Concept and direction by Alison Plevey
Music production by Ben Worth
Lighting and technical production by Robbie Gordon
Designed by Anna Trundle
Mt Stromlo Observatory, Yale Colombia Dome
1st - 3rd December 2016
Reviewed by Bill Stephens
The selection of the romantic burnt-out Dome at Mt. Stromlo Observatory, with its magnificent valley views enhanced by a spectacular sunset, was an inspired choice by dance-maker, Alison Plevey and her Australian Dance Party in which to present her latest site-specific work, “Nervous”.
Seated in two rows around the inside perimeter walls of the roofless dome, the audience was able to experience the twilight transition from sunset to starlight as the performance progressed.
Two imposing concrete structures which once supported giant telescopes provided a striking sculptural setting for the performance which began gently with the four dancers, all costumed in identical stylish white slacks and singlets, topped with nude string mesh overshirts, pacing in different directions around the central performance area.
Occasionally they confronted each other with long gazes. As the pace quickens the performers began moving backwards, sometimes circling each other and at other times colliding. In this setting it was easy to image that they represent the universe. Eventually they all collapsed to the floor, heralding the beginning of a beautifully constructed adagio in which the four dancers moved in perfect unison.
An entertaining interlude commenced with Janine Proost desperately self-censoring herself as she attempted to make a statement, brilliantly illustrated the disabling effects of extreme nervousness.
In her program notes Plevey states “Nervous is about the human state and today’s volatile world …. An interrogation of what makes us nervous”. How she explores this proposition in abstract dance terms makes for a stunning work which was often as puzzling as it was fascinating to watch.
|Alison Plevey in "Nervous"|
Superbly performed by Alison Plevey, Gabriel Comerford, Olivia Fyfe and Janine Proost, “Nervous” incorporates a remarkable electronic soundscape by Ben Worth, which set the mood for the various sections. Sometimes it was gentle and lyrical, at others the bass was so loud that it could actually be felt vibrating through the body.

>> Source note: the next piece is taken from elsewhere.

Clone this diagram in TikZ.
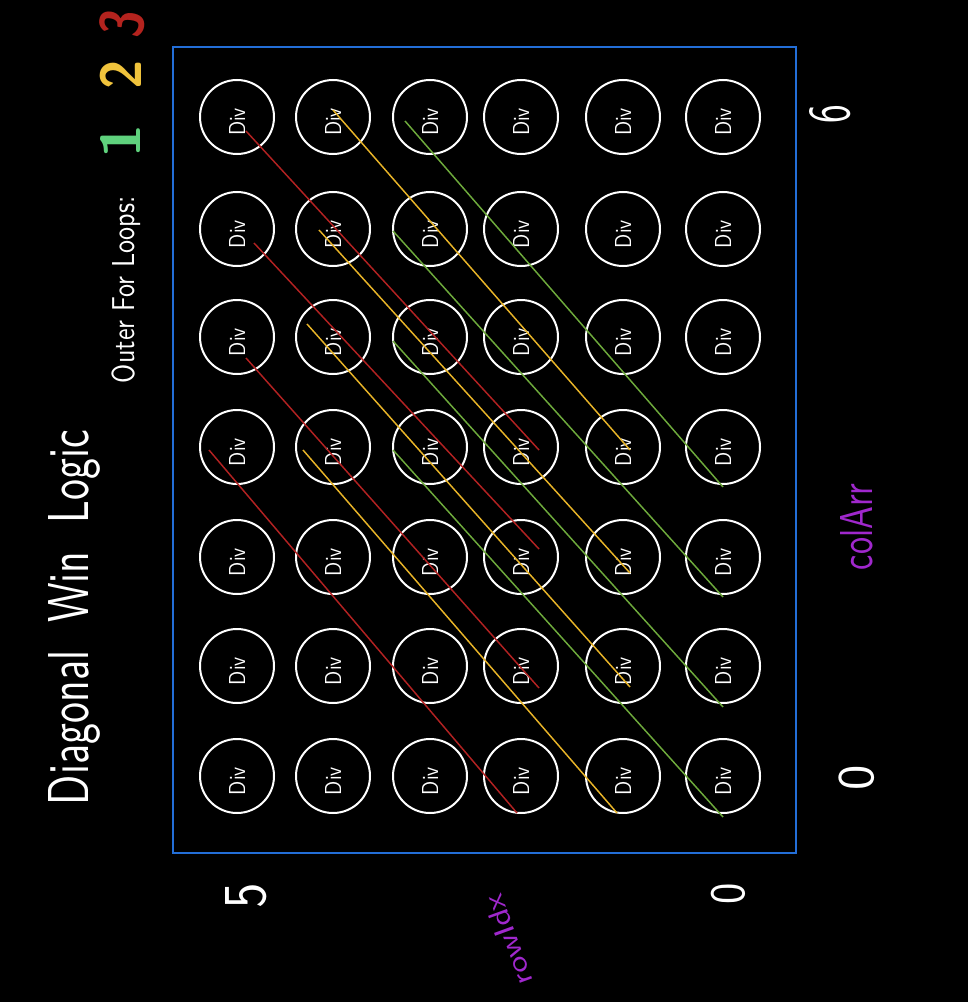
\documentclass[tikz,border=0pt]{standalone}
\usepackage{fontspec}
\usepackage{graphicx}
\definecolor{bluebox}{RGB}{35,110,215}
\definecolor{linered}{RGB}{178,34,34}
\definecolor{lineyellow}{RGB}{232,180,40}
\definecolor{linegreen}{RGB}{110,170,60}
\definecolor{digitgreen}{RGB}{95,210,125}
\definecolor{digityellow}{RGB}{240,195,60}
\definecolor{digitred}{RGB}{180,35,30}
\definecolor{labelpurple}{RGB}{160,40,205}
\newcommand{\fitbox}[3]{\resizebox{#1}{#2}{#3}}
\begin{document}
\begin{tikzpicture}[x=0.75pt,y=-0.75pt,
  every node/.style={inner sep=0pt, outer sep=0pt},
  cell/.style={circle, draw=white, line width=1.5pt, minimum size=55.5pt},
  divtxt/.style={rotate=90, text=white, font=\sffamily},
  handtxt/.style={rotate=90, text=white, font=\sffamily},
  bigdigit/.style={rotate=90, font=\sffamily\bfseries},
  purpletxt/.style={text=labelpurple, font=\sffamily},
  redline/.style={draw=linered, line width=1.1pt},
  yellowline/.style={draw=lineyellow, line width=1.1pt},
  greenline/.style={draw=linegreen, line width=1.1pt},
  board/.style={draw=bluebox, line width=1.8pt}]
\useasboundingbox (0,0) rectangle (968,1002);
\fill[black] (0,0) rectangle (968,1002);

% board frame
\draw[board] (173,47) rectangle (796,853);

% grid of circles
\foreach \x [count=\i] in {237,333,430,521,623,723} {
  \foreach \y [count=\j] in {117,229,337,447,557,666,776} {
    \node[cell] (c-\i-\j) at (\x,\y) {};
    \node[divtxt] (d-\i-\j) at (\x,\y+5) {\fitbox{21pt}{12pt}{Div}};
  }
}

% diagonal line end points
\coordinate (r1a) at (246,131); \coordinate (r1b) at (539,450);
\coordinate (r2a) at (254,243); \coordinate (r2b) at (539,549);
\coordinate (r3a) at (246,358); \coordinate (r3b) at (539,688);
\coordinate (r4a) at (209,450); \coordinate (r4b) at (517,813);
\coordinate (y1a) at (333,110); \coordinate (y1b) at (630,450);
\coordinate (y2a) at (319,230); \coordinate (y2b) at (630,573);
\coordinate (y3a) at (307,324); \coordinate (y3b) at (630,687);
\coordinate (y4a) at (303,450); \coordinate (y4b) at (617,813);
\coordinate (g1a) at (405,121); \coordinate (g1b) at (723,487);
\coordinate (g2a) at (393,231); \coordinate (g2b) at (723,597);
\coordinate (g3a) at (393,341); \coordinate (g3b) at (723,707);
\coordinate (g4a) at (393,450); \coordinate (g4b) at (723,817);

\draw[redline] (r1a) -- (r1b);
\draw[redline] (r2a) -- (r2b);
\draw[redline] (r3a) -- (r3b);
\draw[redline] (r4a) -- (r4b);
\draw[yellowline] (y1a) -- (y1b);
\draw[yellowline] (y2a) -- (y2b);
\draw[yellowline] (y3a) -- (y3b);
\draw[yellowline] (y4a) -- (y4b);
\draw[greenline] (g1a) -- (g1b);
\draw[greenline] (g2a) -- (g2b);
\draw[greenline] (g3a) -- (g3b);
\draw[greenline] (g4a) -- (g4b);

% titles
\node[handtxt, anchor=base west] (title) at (88,805) {\fitbox{281pt}{30pt}{Diagonal\ \ Win\ \ Logic}};
\node[handtxt, anchor=base west] (loops) at (134,383) {\fitbox{140pt}{17pt}{Outer For Loops:}};
\node[bigdigit, text=digitgreen] (one) at (120,141) {\fitbox{26pt}{30pt}{1}};
\node[bigdigit, text=digityellow] (two) at (121,75) {\fitbox{22pt}{31pt}{2}};
\node[bigdigit, text=digitred, rotate=-8] (three) at (122,23) {\fitbox{20pt}{33pt}{3}};

% axis labels
\node[handtxt] (six) at (830,114) {\fitbox{14pt}{30pt}{6}};
\node[handtxt] (zeroc) at (857,778) {\fitbox{19pt}{26pt}{0}};
\node[purpletxt, rotate=90, anchor=base west] (colarr) at (872,570) {\fitbox{65pt}{24pt}{colArr}};
\node[handtxt] (five) at (246,896) {\fitbox{19pt}{30pt}{5}};
\node[handtxt] (zeror) at (728,894) {\fitbox{16pt}{25pt}{0}};
\node[purpletxt, rotate=110] (rowidx) at (508,940) {\fitbox{71pt}{15pt}{rowIdx}};
\end{tikzpicture}
\end{document}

Spectacular laser lighting and projections by Robbie Gordon effectively highlighted the drama of the surroundings, but occasionally left the dancers in the dark, most notably for the final tableau.
However, with the originality of its concept, the uniqueness of its setting, and the excellence of its execution, with “Nervous”, Australian Dance Party confirms its promise of becoming an important new vehicle for contemporary dance in the A.C.T.